Hotel plunge father to give evidence in murder trial

A father accused of murdering his son by throwing him from a hotel balcony will give his side of the story today as his Greek trial hears a second day’s evidence.

John Hogan, 33, from Bristol, England, is believed to have hurled Liam from the balcony then jumped himself with two-year-old Mia, in a suicidal act described as “selfish love” by his ex-wife, Natasha.

Liam died of head injuries but Hogan and Mia survived with broken limbs.

On the first day of evidence at the Criminal Courts of Chania, Crete, a jury panel heard how Hogan thought he was taking his children to “heaven” on the fatal night of August 15, 2006.

Standing in the same room as each other for the first time since the fatal fall, Hogan and Mrs Hogan, 35, clashed when he accused her of saying he was from a “family of death”.

Mrs Hogan had broken down in tears as she described the night when Hogan gave her “a crazed look” before jumping from the balcony of the 227-bed four-star Petra Mare hotel, which overlooks the beach of Ierapetra.

Mrs Hogan said she booked the holiday in the hope of patching up their marriage, but instead it had been plagued by rows.

On the night of Liam’s death, she got changed and took the children to the hotel’s restaurant for dinner because Hogan was “agitated”.
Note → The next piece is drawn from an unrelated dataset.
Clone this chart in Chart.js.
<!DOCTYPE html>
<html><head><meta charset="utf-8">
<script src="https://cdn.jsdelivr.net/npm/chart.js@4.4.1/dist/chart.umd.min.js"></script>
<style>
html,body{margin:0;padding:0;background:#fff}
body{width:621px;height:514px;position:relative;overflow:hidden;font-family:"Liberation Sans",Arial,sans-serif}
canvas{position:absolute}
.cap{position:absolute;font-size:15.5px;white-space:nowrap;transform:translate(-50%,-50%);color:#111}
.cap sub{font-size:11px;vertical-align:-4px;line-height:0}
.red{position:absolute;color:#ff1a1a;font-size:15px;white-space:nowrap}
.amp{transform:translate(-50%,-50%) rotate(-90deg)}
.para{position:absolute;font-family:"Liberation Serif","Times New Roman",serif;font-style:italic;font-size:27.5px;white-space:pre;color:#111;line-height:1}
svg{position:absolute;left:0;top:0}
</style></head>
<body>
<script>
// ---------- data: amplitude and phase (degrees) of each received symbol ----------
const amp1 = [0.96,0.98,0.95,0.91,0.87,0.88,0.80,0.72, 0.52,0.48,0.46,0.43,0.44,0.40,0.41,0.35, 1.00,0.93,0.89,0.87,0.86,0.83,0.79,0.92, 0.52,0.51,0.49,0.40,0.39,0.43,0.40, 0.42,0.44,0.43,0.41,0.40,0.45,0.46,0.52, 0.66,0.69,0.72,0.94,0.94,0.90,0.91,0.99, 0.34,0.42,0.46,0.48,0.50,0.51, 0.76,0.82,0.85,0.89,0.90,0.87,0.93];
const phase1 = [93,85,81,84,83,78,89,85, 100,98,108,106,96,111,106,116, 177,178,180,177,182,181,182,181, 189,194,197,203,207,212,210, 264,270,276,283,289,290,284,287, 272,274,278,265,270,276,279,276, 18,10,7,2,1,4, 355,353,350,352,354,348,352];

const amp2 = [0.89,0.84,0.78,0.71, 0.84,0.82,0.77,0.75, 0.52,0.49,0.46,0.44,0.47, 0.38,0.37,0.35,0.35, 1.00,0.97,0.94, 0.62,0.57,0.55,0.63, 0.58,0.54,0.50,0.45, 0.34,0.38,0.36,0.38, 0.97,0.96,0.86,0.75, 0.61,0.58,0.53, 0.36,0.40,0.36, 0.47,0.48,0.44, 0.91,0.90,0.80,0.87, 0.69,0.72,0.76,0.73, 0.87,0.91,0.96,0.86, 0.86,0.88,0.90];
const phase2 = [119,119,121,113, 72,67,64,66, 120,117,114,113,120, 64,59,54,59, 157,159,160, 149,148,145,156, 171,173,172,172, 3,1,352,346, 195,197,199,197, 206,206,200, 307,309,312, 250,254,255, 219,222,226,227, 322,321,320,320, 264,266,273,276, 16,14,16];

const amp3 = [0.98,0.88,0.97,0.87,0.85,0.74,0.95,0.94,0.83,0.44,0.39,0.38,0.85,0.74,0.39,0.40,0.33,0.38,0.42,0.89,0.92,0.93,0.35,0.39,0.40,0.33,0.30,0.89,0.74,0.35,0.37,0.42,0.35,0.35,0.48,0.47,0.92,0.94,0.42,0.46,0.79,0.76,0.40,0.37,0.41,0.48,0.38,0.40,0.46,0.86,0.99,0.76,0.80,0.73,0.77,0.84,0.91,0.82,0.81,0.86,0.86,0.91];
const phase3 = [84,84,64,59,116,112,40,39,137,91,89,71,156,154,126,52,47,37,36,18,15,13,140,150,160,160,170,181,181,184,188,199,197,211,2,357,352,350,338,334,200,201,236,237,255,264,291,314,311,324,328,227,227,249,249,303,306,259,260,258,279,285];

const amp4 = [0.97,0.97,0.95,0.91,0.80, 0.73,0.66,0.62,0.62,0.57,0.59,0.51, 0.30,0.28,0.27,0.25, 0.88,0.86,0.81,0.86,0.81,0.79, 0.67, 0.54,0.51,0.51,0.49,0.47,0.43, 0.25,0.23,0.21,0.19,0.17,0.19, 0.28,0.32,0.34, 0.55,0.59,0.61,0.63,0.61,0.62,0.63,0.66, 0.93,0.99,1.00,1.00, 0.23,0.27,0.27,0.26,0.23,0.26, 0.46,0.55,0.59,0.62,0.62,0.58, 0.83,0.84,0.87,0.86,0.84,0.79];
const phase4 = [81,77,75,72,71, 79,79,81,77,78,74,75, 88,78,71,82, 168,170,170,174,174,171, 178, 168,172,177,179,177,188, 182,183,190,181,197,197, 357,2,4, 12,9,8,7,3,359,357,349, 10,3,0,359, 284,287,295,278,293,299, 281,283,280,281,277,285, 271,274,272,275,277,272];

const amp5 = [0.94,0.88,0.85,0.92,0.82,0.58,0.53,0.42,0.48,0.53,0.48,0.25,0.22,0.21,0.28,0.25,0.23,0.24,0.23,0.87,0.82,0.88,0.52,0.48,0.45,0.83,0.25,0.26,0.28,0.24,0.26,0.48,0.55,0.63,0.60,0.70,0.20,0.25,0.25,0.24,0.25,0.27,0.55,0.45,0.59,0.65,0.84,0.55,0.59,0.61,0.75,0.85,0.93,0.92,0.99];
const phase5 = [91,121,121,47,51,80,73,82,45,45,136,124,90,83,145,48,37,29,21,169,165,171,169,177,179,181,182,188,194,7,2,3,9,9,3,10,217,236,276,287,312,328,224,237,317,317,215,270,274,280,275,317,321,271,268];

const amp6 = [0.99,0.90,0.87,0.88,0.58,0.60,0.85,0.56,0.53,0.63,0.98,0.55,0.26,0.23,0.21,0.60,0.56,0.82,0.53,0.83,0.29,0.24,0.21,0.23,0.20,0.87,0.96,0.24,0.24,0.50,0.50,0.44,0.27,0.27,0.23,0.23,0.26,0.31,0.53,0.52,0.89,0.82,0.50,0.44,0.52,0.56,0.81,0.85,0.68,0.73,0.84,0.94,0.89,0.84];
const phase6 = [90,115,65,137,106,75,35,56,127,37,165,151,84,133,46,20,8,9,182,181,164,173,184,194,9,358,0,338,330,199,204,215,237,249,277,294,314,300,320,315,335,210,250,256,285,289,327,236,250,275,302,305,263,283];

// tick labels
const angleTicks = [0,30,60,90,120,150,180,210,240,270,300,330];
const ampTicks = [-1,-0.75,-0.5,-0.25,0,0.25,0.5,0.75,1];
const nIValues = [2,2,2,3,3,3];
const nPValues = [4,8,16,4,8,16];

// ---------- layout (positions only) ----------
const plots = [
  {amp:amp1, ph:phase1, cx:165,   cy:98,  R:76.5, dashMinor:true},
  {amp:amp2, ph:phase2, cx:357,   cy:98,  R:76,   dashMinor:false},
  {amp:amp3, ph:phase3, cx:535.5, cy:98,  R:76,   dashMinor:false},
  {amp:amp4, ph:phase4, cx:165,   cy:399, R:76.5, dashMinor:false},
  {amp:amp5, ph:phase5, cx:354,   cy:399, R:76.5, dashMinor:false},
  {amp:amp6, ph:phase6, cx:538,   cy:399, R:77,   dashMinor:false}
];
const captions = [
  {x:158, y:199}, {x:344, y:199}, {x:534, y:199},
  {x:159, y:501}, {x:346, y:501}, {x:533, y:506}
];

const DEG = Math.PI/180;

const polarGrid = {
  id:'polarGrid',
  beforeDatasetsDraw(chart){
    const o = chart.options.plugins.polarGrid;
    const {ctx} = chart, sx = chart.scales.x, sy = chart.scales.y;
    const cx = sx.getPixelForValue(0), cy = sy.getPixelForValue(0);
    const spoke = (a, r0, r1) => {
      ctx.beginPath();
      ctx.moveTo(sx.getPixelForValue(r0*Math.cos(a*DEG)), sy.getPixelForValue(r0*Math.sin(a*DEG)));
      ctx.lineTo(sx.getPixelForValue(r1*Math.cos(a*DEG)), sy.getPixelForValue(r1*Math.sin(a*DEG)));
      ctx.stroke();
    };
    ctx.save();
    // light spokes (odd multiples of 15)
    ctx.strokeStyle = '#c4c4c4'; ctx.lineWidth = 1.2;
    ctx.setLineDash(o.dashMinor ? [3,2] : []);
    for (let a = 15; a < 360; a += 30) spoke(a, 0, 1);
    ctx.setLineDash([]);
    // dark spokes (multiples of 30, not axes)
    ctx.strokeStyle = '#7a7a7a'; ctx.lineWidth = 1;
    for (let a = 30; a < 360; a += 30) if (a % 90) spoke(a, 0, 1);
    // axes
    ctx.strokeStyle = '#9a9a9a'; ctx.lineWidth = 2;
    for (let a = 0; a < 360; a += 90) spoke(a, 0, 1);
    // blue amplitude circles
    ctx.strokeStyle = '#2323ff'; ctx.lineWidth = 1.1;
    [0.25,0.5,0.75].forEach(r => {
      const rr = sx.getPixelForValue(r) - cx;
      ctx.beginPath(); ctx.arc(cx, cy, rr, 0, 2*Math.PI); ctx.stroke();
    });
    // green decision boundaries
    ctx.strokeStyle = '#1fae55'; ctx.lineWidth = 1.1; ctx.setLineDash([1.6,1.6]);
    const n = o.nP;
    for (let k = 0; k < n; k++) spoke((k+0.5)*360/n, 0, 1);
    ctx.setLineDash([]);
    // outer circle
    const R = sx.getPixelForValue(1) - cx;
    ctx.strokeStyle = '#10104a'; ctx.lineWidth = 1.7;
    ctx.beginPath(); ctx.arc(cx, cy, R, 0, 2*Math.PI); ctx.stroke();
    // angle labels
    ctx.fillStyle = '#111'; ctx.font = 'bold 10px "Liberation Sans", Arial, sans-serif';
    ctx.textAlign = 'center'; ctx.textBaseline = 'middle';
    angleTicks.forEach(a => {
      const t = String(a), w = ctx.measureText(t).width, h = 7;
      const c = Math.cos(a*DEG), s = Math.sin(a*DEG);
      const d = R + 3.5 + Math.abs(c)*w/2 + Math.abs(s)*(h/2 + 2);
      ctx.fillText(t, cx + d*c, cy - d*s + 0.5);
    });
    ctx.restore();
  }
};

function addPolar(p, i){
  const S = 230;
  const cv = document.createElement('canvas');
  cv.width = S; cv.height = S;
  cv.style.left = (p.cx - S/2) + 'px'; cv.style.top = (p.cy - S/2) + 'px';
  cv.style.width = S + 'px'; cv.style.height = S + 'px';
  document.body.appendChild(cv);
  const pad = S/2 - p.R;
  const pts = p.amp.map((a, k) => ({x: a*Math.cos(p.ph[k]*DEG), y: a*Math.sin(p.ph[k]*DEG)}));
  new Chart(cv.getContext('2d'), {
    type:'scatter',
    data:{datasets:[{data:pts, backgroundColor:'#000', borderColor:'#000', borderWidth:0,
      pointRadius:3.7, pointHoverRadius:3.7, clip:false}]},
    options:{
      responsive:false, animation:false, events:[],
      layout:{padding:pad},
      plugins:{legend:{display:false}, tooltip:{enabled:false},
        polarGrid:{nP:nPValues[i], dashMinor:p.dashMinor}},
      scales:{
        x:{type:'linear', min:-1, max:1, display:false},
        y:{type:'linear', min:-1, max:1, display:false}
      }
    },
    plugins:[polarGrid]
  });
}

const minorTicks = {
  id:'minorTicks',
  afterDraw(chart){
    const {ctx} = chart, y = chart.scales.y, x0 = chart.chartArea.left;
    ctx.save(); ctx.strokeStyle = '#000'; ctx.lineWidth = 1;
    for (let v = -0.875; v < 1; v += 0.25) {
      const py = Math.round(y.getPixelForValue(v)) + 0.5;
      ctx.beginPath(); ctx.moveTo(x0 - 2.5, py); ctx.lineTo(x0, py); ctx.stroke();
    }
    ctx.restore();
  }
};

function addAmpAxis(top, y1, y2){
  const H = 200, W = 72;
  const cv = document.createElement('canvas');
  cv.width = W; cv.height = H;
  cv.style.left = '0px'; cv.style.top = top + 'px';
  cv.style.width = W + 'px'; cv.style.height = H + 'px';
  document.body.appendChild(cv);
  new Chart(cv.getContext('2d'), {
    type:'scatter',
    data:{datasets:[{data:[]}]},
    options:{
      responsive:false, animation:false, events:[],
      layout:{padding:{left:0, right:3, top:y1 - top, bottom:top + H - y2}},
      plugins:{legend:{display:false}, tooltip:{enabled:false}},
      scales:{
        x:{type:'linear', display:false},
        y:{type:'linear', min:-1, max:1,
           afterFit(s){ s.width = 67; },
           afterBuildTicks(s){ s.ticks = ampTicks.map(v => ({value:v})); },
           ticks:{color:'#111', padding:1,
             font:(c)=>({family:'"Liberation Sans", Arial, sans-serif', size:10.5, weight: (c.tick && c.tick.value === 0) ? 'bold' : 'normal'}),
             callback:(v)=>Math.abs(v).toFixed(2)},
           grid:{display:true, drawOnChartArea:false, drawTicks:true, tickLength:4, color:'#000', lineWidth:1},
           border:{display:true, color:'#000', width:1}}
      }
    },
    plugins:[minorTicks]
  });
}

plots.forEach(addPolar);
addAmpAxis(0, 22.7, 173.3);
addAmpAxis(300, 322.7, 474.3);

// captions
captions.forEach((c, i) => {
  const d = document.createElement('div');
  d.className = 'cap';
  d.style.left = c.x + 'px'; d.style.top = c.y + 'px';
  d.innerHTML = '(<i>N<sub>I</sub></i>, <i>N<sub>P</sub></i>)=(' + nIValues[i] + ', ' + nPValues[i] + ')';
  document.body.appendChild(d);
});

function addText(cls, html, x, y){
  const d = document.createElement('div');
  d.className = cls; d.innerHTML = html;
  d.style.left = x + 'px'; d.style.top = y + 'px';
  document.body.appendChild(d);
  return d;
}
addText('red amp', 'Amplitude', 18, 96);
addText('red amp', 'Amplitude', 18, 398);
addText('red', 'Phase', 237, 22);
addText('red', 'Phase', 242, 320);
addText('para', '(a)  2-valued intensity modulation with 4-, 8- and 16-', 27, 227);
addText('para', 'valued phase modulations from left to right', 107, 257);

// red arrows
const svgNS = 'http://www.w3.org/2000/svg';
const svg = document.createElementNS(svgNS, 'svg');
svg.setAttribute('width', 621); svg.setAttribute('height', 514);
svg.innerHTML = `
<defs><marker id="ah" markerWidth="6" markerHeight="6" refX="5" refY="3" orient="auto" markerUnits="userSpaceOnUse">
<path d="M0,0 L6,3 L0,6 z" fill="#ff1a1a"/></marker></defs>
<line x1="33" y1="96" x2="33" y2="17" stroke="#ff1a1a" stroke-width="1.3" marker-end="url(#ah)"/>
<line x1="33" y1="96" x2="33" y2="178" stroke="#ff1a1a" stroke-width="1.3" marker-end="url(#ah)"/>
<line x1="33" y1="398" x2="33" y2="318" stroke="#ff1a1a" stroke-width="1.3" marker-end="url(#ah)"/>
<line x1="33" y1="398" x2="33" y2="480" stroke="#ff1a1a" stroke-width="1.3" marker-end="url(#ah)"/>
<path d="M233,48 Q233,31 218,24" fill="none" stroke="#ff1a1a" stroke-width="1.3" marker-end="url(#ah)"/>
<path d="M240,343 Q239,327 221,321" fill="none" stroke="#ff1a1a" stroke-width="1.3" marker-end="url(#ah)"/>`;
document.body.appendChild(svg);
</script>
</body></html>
She said: “I asked him to calm down because the kids were there. I bathed the children and then took them down to dinner.”
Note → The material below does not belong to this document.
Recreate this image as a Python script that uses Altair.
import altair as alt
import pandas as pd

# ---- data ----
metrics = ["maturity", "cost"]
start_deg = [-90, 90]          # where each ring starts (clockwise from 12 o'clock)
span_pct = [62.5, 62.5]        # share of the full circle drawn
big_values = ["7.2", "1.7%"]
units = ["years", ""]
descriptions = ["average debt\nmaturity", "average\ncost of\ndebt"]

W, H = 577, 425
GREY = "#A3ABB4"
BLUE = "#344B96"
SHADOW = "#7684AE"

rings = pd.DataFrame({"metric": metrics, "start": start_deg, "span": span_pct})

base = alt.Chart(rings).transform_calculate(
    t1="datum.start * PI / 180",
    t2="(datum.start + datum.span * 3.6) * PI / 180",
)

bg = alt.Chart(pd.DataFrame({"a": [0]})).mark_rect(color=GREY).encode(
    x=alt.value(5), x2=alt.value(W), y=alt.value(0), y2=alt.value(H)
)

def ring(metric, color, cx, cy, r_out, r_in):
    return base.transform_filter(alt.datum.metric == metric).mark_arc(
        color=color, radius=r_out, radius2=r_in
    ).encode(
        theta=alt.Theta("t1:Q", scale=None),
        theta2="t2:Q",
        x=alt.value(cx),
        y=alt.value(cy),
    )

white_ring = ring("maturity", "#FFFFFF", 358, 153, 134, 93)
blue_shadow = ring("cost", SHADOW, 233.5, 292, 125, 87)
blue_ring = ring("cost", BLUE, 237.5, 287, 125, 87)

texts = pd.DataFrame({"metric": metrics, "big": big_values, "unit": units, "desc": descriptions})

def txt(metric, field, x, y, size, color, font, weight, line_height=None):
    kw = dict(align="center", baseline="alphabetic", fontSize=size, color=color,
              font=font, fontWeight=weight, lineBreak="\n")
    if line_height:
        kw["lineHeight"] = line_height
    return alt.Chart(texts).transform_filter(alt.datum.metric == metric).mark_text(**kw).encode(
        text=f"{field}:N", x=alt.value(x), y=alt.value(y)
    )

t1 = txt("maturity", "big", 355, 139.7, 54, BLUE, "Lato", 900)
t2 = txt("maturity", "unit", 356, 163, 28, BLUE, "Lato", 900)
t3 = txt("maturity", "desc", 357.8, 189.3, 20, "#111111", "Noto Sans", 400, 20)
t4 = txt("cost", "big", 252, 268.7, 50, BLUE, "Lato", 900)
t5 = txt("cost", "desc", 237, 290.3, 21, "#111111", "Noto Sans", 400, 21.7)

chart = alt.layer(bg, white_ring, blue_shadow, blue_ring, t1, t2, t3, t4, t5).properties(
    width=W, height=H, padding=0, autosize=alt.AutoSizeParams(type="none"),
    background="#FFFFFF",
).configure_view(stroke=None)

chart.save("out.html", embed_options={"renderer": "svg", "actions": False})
She then described how Hogan kept coming down to the restaurant in an increasingly “angry” mood.

Before the death plunge, they had been rowing as she organised his suitcases, she said.

Describing their last words together, Mrs Hogan went on: “He said, ’My packing is crap. John’s packing is crap’. I had my back to him and when I turned around no one was there.”

Hogan’s psychiatrist claimed his actions were caused by an “earthquake” of psychosis.

Joannis Nestoros, a psychiatrist from the University of Crete, said: “He was away from reality. He did not know what he was doing. It was not his intention to harm the children.

“He thought he would be able to take his children to heaven. This was not logical.”

Hogan’s mother, Josephine, 65, who moved to Bristol from Ireland 30 years ago, spoke of her son’s close relationship with his two children.

Hogan denies charges of murder and attempted murder.

The jury of three men and a woman selected to sit alongside the three judges are expected to retire to consider their verdicts after a closing speech from the defence and prosecution later today.